After almost three hours of a fairly uneventful ride, the conductor walked up and down, announcing that the train, once in Rensselaer station, would stop in a position, beyond the platform, that would not allow us, the 69-people, to deboard the train.  Indeed, as we arrived at the station we overshot by a large margin.  Instead, the back of the train, containing all those 63-people who were headed for Canada and without intention to leave the train, was parked along the platform.  We were told that it would take a few minutes.  After half an hour, our train moved forward, still further north and increasingly out of reach of the station.  Then it backed up, apparently after a switch had been operated, and slowly went backwards to a different platform.  By the time the doors opened, 45 minutes had gone by.

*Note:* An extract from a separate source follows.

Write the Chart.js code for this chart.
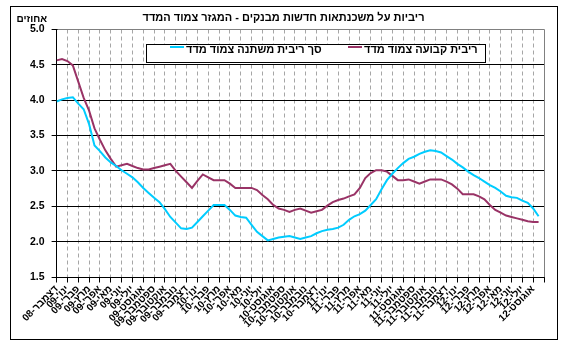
<!DOCTYPE html>
<html>
<head>
<meta charset="utf-8">
<script src="https://cdn.jsdelivr.net/npm/chart.js@4"></script>
<style>
html, body { margin: 0; padding: 0; background: #fff; }
#contenedor { width: 585px; height: 353px; }
</style>
</head>
<body>
<div id="contenedor"><canvas id="grafico" width="585" height="353"></canvas></div>
<script>
// meses del eje x (etiquetas de las marcas)
const meses = [
    "דצמבר-08",
    "ינו'-09", "פבר'-09", "מרץ-09", "אפר'-09", "מאי-09", "יוני-09", "יולי-09", "אוגוסט-09", "ספטמבר-09", "אוקטובר-09", "נובמבר-09", "דצמבר-09",
    "ינו'-10", "פבר'-10", "מרץ-10", "אפר'-10", "מאי-10", "יוני-10", "יולי-10", "אוגוסט-10", "ספטמבר-10", "אוקטובר-10", "נובמבר-10", "דצמבר-10",
    "ינו'-11", "פבר'-11", "מרץ-11", "אפר'-11", "מאי-11", "יוני-11", "יולי-11", "אוגוסט-11", "ספטמבר-11", "אוקטובר-11", "נובמבר-11", "דצמבר-11",
    "ינו'-12", "פבר'-12", "מרץ-12", "אפר'-12", "מאי-12", "יוני-12", "יולי-12", "אוגוסט-12"
];

// valores cada medio mes, desde dic-08
const ribitMishtana = [
    3.98, 4.01, 4.03, 4.04, 3.95, 3.87, 3.66, 3.36, 3.28, 3.19,
    3.12, 3.07, 3.01, 2.96, 2.91, 2.84, 2.76, 2.69, 2.62, 2.56,
    2.46, 2.35, 2.27, 2.19, 2.18, 2.20, 2.28, 2.36, 2.44, 2.52,
    2.52, 2.52, 2.45, 2.37, 2.35, 2.34, 2.24, 2.14, 2.08, 2.02,
    2.04, 2.06, 2.07, 2.08, 2.06, 2.04, 2.06, 2.08, 2.12, 2.15,
    2.17, 2.18, 2.20, 2.24, 2.31, 2.36, 2.39, 2.44, 2.52, 2.60,
    2.74, 2.87, 2.96, 3.04, 3.11, 3.17, 3.20, 3.24, 3.27, 3.29,
    3.28, 3.26, 3.21, 3.16, 3.10, 3.05, 2.99, 2.94, 2.90, 2.85,
    2.80, 2.76, 2.71, 2.65, 2.63, 2.62, 2.58, 2.55, 2.47, 2.36
];
const ribitKvua = [
    4.56, 4.58, 4.55, 4.49, 4.26, 4.03, 3.85, 3.60, 3.44, 3.29,
    3.17, 3.06, 3.08, 3.10, 3.07, 3.04, 3.02, 3.02, 3.04, 3.06,
    3.08, 3.10, 3.00, 2.92, 2.84, 2.76, 2.86, 2.95, 2.91, 2.87,
    2.87, 2.87, 2.82, 2.76, 2.76, 2.76, 2.76, 2.73, 2.66, 2.60,
    2.52, 2.47, 2.45, 2.42, 2.45, 2.47, 2.44, 2.41, 2.43, 2.45,
    2.51, 2.56, 2.59, 2.61, 2.64, 2.67, 2.76, 2.90, 2.97, 3.01,
    3.01, 2.99, 2.93, 2.87, 2.87, 2.88, 2.85, 2.82, 2.85, 2.88,
    2.88, 2.88, 2.85, 2.81, 2.75, 2.67, 2.67, 2.67, 2.64, 2.60,
    2.52, 2.45, 2.41, 2.37, 2.35, 2.33, 2.31, 2.29, 2.28, 2.28
];

const yMin = 1.5;
const yMax = 5;

const fuente = 'Liberation Sans, Arial, DejaVu Sans, sans-serif';
Chart.defaults.font.family = fuente;
Chart.defaults.color = '#000';

const aPuntos = (serie) => serie.map((v, i) => ({ x: i / 2, y: v }));

// rejilla vertical punteada, borde gris, marcas del eje x, marco, leyenda y "אחוזים"
// (todo a partir de las escalas, no de chartArea)
const marcoPlugin = {
    id: 'marco',
    afterDraw(chart) {
        const ctx = chart.ctx;
        const sx = chart.scales.x;
        const sy = chart.scales.y;
        const alinear = (p) => Math.round(p - 0.5) + 0.5;
        const arriba = alinear(sy.getPixelForValue(yMax));
        const abajo = alinear(sy.getPixelForValue(yMin));
        ctx.save();

        // por detrás de las líneas ya dibujadas
        ctx.globalCompositeOperation = 'destination-over';
        ctx.lineWidth = 1;
        ctx.strokeStyle = '#a6a6a6';
        ctx.setLineDash([4, 3]);
        for (let i = 1; i < meses.length; i++) {
            const x = alinear(sx.getPixelForValue(i));
            ctx.beginPath();
            ctx.moveTo(x, arriba);
            ctx.lineTo(x, abajo);
            ctx.stroke();
        }
        ctx.setLineDash([]);
        ctx.globalCompositeOperation = 'source-over';

        // borde gris superior y derecho
        const xIzq = alinear(sx.getPixelForValue(0));
        const xDer = alinear(sx.getPixelForValue(meses.length));
        ctx.strokeStyle = '#808080';
        ctx.beginPath();
        ctx.moveTo(xIzq + 1, arriba);
        ctx.lineTo(xDer, arriba);
        ctx.lineTo(xDer, abajo);
        ctx.stroke();

        // eje x y sus marcas
        ctx.strokeStyle = '#000';
        ctx.beginPath();
        ctx.moveTo(xIzq, abajo);
        ctx.lineTo(xDer, abajo);
        ctx.stroke();
        for (let i = 0; i <= meses.length; i++) {
            const x = alinear(sx.getPixelForValue(i));
            ctx.beginPath();
            ctx.moveTo(x, abajo);
            ctx.lineTo(x, abajo + 5);
            ctx.stroke();
        }

        ctx.strokeRect(10.5, 6.5, 547, 333);

        ctx.font = 'bold 10px ' + fuente;
        ctx.fillStyle = '#000';
        ctx.textAlign = 'right';
        ctx.textBaseline = 'middle';
        ctx.fillText('אחוזים', 47, 19);

        // leyenda
        ctx.font = 'bold 11px ' + fuente;
        ctx.fillStyle = '#fff';
        ctx.fillRect(146, 44, 339, 18);
        ctx.strokeStyle = '#000';
        ctx.strokeRect(146.5, 44.5, 339, 18);
        const xs = [170, 348];
        chart.data.datasets.forEach((ds, i) => {
            ctx.strokeStyle = ds.borderColor;
            ctx.lineWidth = 2;
            ctx.beginPath();
            ctx.moveTo(xs[i], 47);
            ctx.lineTo(xs[i] + 14, 47);
            ctx.stroke();
            ctx.fillStyle = '#000';
            ctx.textAlign = 'left';
            ctx.fillText(ds.label, xs[i] + 16, 50);
        });
        ctx.restore();
    }
};

new Chart(document.getElementById('grafico').getContext('2d'), {
    type: 'line',
    data: {
        datasets: [{
            label: 'סך ריבית משתנה צמוד מדד',
            data: aPuntos(ribitMishtana),
            borderColor: '#00CCFF',
            borderWidth: 2,
            pointRadius: 0,
            tension: 0
        }, {
            label: 'ריבית קבועה צמוד מדד',
            data: aPuntos(ribitKvua),
            borderColor: '#993366',
            borderWidth: 2,
            pointRadius: 0,
            tension: 0
        }]
    },
    options: {
        responsive: false,
        animation: false,
        layout: { padding: { left: 23, right: 41, top: 10, bottom: 22 } },
        plugins: {
            legend: { display: false },
            tooltip: { enabled: false },
            title: {
                display: true,
                text: 'ריביות על משכנתאות חדשות מבנקים - המגזר צמוד המדד',
                font: { size: 11, weight: 'bold' },
                color: '#000',
                padding: { top: 1, bottom: 5 }
            }
        },
        scales: {
            x: {
                type: 'linear',
                min: 0,
                max: meses.length,
                ticks: {
                    stepSize: 1,
                    autoSkip: false,
                    minRotation: 45,
                    maxRotation: 45,
                    padding: 1,
                    font: { size: 10, weight: 'bold' },
                    callback: (v) => meses[v] || ''
                },
                grid: {
                    color: 'rgba(0,0,0,0)',
                    tickColor: 'rgba(0,0,0,0)',
                    tickLength: 5
                },
                border: { color: '#000' }
            },
            y: {
                min: yMin,
                max: yMax,
                ticks: {
                    stepSize: 0.5,
                    padding: 7,
                    font: { size: 10.5, weight: 'bold' },
                    callback: (v) => v.toFixed(1)
                },
                grid: {
                    color: '#000',
                    tickColor: '#000',
                    tickLength: 5
                },
                border: { color: '#000' }
            }
        }
    },
    plugins: [marcoPlugin]
});
</script>
</body>
</html>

Clearly, Amtrak was run by people who belonged into a mental asylum.  As we left New York, the people headed for Rensselaer were directed precisely to the part of the train that would keep them from deboarding at the point of destination.  To put it the other way round, even given the fact that we were sequestered in the front, a quick stop of the train with the correct alignment with its front part to the platform would have solved the problem — if a problem was ever perceived, that is —  and made everybody happy.

But NO.  This is Amtrak, dedicated to the idea of driving you back into your car, back onto the street.  It is dedicated to the idea of oil dependence for the next Millennium.